People brought signs such as “Stop Funding Apartheid,” “Keep my seedo & tata safe,” referring to the Arabic translation for grandparents, and “End Israel Apartheid Free Palestine.” Others held larger banners with phrases such as “Resist Colonialism PGH to Palestine” and “Mourn the Dead Mend the World,” and several people brought Palestinian flags.
click to enlarge Hundreds join Stand in Solidarity with Palestine protest in Oakland
CP photo: Kaycee Orwig
Christine Mohamed gives closing remarks at the Stand in Solidarity with Palestine protest.
Edwin Everhart led singing between speakers, including variations of “This Little Light of Mine,” with verses such as “End the occupation, shut it down” and “No more apartheid, shut it down.” Shortly before the crowd dispersed around 5:30 p.m., Jacob Richards, the former president of Students for Justice in Palestine at the University of Pittsburgh, encouraged current and incoming students to get involved with the organization.

Wasi Mohamed, the former executive director of the Islamic Center of Pittsburgh, was the one of the last speakers, and he emphasized the connection between white supremacy, anti-Semitism, Islamophobia, ethnocentrism, and other systems of oppression in the U.S. and foreign policy abroad.

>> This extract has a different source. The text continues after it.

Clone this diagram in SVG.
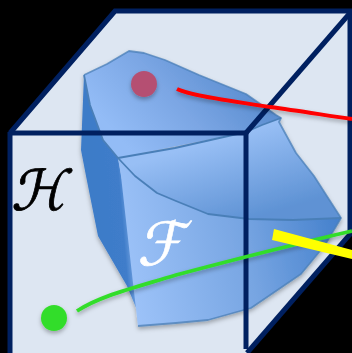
<svg xmlns="http://www.w3.org/2000/svg" width="352" height="353" viewBox="0 0 352 353">
<style>
.edge{fill:none;stroke:#002060;stroke-width:5;stroke-linejoin:miter}
.crease{fill:none;stroke:#4a7fb8;stroke-width:1.8;stroke-linejoin:round}
.ray{fill:none;stroke-width:3.8;stroke-linecap:butt;filter:url(#soft)}
.sym{font-family:"DejaVu Sans",sans-serif}
</style>
<defs>
<filter id="soft" x="-20%" y="-20%" width="140%" height="150%"><feDropShadow dx="0" dy="2.5" stdDeviation="2" flood-color="#000" flood-opacity="0.3"/></filter>
<linearGradient id="top" gradientUnits="userSpaceOnUse" x1="230" y1="60" x2="130" y2="150"><stop offset="0" stop-color="#5a8dd0"/><stop offset="0.5" stop-color="#7ba6e4"/><stop offset="1" stop-color="#93bcf6"/></linearGradient>
<linearGradient id="front" gradientUnits="userSpaceOnUse" x1="125" y1="260" x2="340" y2="215"><stop offset="0" stop-color="#9cc2f8"/><stop offset="0.55" stop-color="#77a5e2"/><stop offset="1" stop-color="#4480cc"/></linearGradient>
<linearGradient id="upper" gradientUnits="userSpaceOnUse" x1="230" y1="135" x2="255" y2="218"><stop offset="0" stop-color="#98bff5"/><stop offset="1" stop-color="#5e92d4"/></linearGradient>
<linearGradient id="side" gradientUnits="userSpaceOnUse" x1="95" y1="200" x2="130" y2="197"><stop offset="0" stop-color="#3d7bc8"/><stop offset="0.72" stop-color="#3f7dca"/><stop offset="1" stop-color="#7ba8e4"/></linearGradient>
</defs>
<rect width="352" height="353" fill="#000"/>
<polygon id="box" points="10,132 115,11 352,11 352,232 247,353 10,353" fill="#dde6f2"/>
<g class="edge"><path id="back-top" d="M10,133 L115,11 H352"/><path id="back-right" d="M350,11 V232"/><path id="bottom-diag" d="M352,232 L247,353"/><path id="left" d="M10,132 V353"/></g>
<g id="polytope" filter="url(#soft)">
<polygon fill="url(#side)" points="84,75 81,150 86,176 98,236 127,286 137,310 138,326 135,250 118,158"/>
<polygon fill="url(#top)" points="84,75 107,64 129,51 144,53 165,60 199,75 246,94 276,115 281,118 262,125 246,132 118,158 103,140 90,105"/>
<polygon fill="url(#upper)" points="118,158 175,148 246,132 262,125 281,118 279,122 296,153 314,176 341,218 293,220 249,219 208,214 176,201 157,193 135,176"/>
<polygon fill="url(#front)" points="118,158 135,176 157,193 176,201 208,214 249,219 293,220 341,218 325,245 301,274 251,308 208,320 176,323 138,326 133,283 121,176"/>
<path class="crease" d="M84,75 L107,64 L129,51 L144,53 L165,60 L199,75 L246,94 L276,115 L281,118 L279,122 L296,153 L314,176 L341,218 L325,245 L301,274 L251,308 L208,320 L176,323 L138,326" stroke-opacity="0.75"/>
<path class="crease" d="M84,75 L90,105 L103,140 L118,158 L135,176 L157,193 L176,201 L208,214 L249,219 L293,220 L341,218"/>
<path class="crease" d="M118,158 L175,148 L246,132 L262,125 L281,118"/>
</g>
<circle id="pink-dot" cx="144" cy="84" r="13" fill="#b55072" filter="url(#soft)"/>
<g class="edge"><path id="front-top" d="M10,133 H247"/><path id="front-right" d="M246,133 V349"/><path id="top-diag" d="M246,133 L350,13"/></g>
<g id="connectors">
<path class="ray" stroke="#ff0000" d="M177,89 C190,96 240,102 270,107 C300,111 330,116 352,119"/>
<path class="ray" stroke="#33dd2a" d="M77,311 C100,296 130,289 176,275 C240,258 300,243 352,231"/>
</g>
<polygon id="yellow-bar" points="274,229 352,250 352,259 272,240" fill="#ffff00"/>
<circle id="green-dot" cx="54" cy="318" r="13" fill="#33dd2a" filter="url(#soft)"/>
<text id="label-h" class="sym" x="0" y="0" font-size="56" fill="#000" stroke="#000" stroke-width="0.8" transform="translate(11,210) skewX(-12)">ℋ</text>
<text id="label-f" class="sym" x="0" y="0" font-size="60" fill="#fff" stroke="#fff" stroke-width="0.6" transform="translate(137,265) skewX(-12)">ℱ</text>
</svg>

“If I see one group without power and one with power, and the one with power instigating it, I think that’s who’s responsible for the violence and all that ensues,” says Wasi, who, along with other speakers, emphasizes that support for Palestinians is not mutually exclusive with support for Jewish people. “No one in this gathering says anything about removing Jewish people from the entire region. What we want in the region is free Palestinian people.”